5. Long-Term Trust Beats Short-Term Wins

Accuracy metrics mean little if systems collapse under pressure. Reliability over repeated peak cycles determines whether AI agents are operationally sustainable.

Retail AI success is measured over peak seasons, not pilot demos. Operational resilience defines long-term value.

Scaling AI Agents Across Retail Channels

Unified design enables consistent performance across touchpoints.

1. Channel-Agnostic Logic

AI agents should apply the same decision framework across chat, voice, and app interfaces to avoid fragmented customer experiences.

2. Centralized Knowledge Governance

Policies, pricing rules, and escalation logic must be updated centrally to ensure consistency during high-volume events.

3. Cross-Channel Load Balancing

AI agents should dynamically redistribute traffic across channels to prevent overload in any single interface.

4. Continuous Performance Monitoring

Real-time monitoring allows teams to adjust thresholds and workflows mid-event, preventing system breakdowns.

5. Incremental Rollouts Over Big Bang Deployments

Gradual scaling reduces risk and allows learning from real traffic patterns before full rollout.

Scalable retail AI depends on unified governance and adaptive execution across channels and regions.

Conclusion

Peak traffic is the ultimate test of retail automation.
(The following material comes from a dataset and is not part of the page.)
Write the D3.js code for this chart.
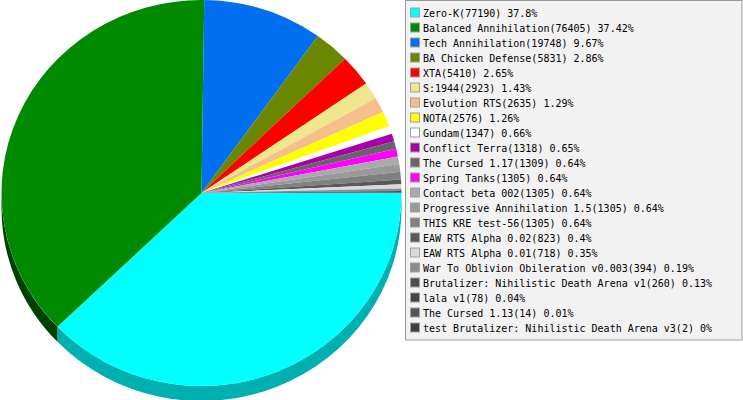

As India’s retail volumes accelerate across e-commerce, quick commerce, and value-driven channels, AI agents for retail must evolve beyond demo-ready accuracy.

Reliability, load awareness, operational alignment, and human-safe escalation determine whether systems hold up when demand surges. Organizations increasingly recognize that sustainable AI adoption requires platforms engineered for real-world volatility, not ideal conditions.

Solutions built with these principles enable retailers to protect customer experience, reduce operational strain, and scale confidently through repeated demand peaks.

Firms focusing on enterprise-grade conversational AI infrastructure are shaping this shift by prioritizing resilience, auditability, and seamless human-AI collaboration at scale.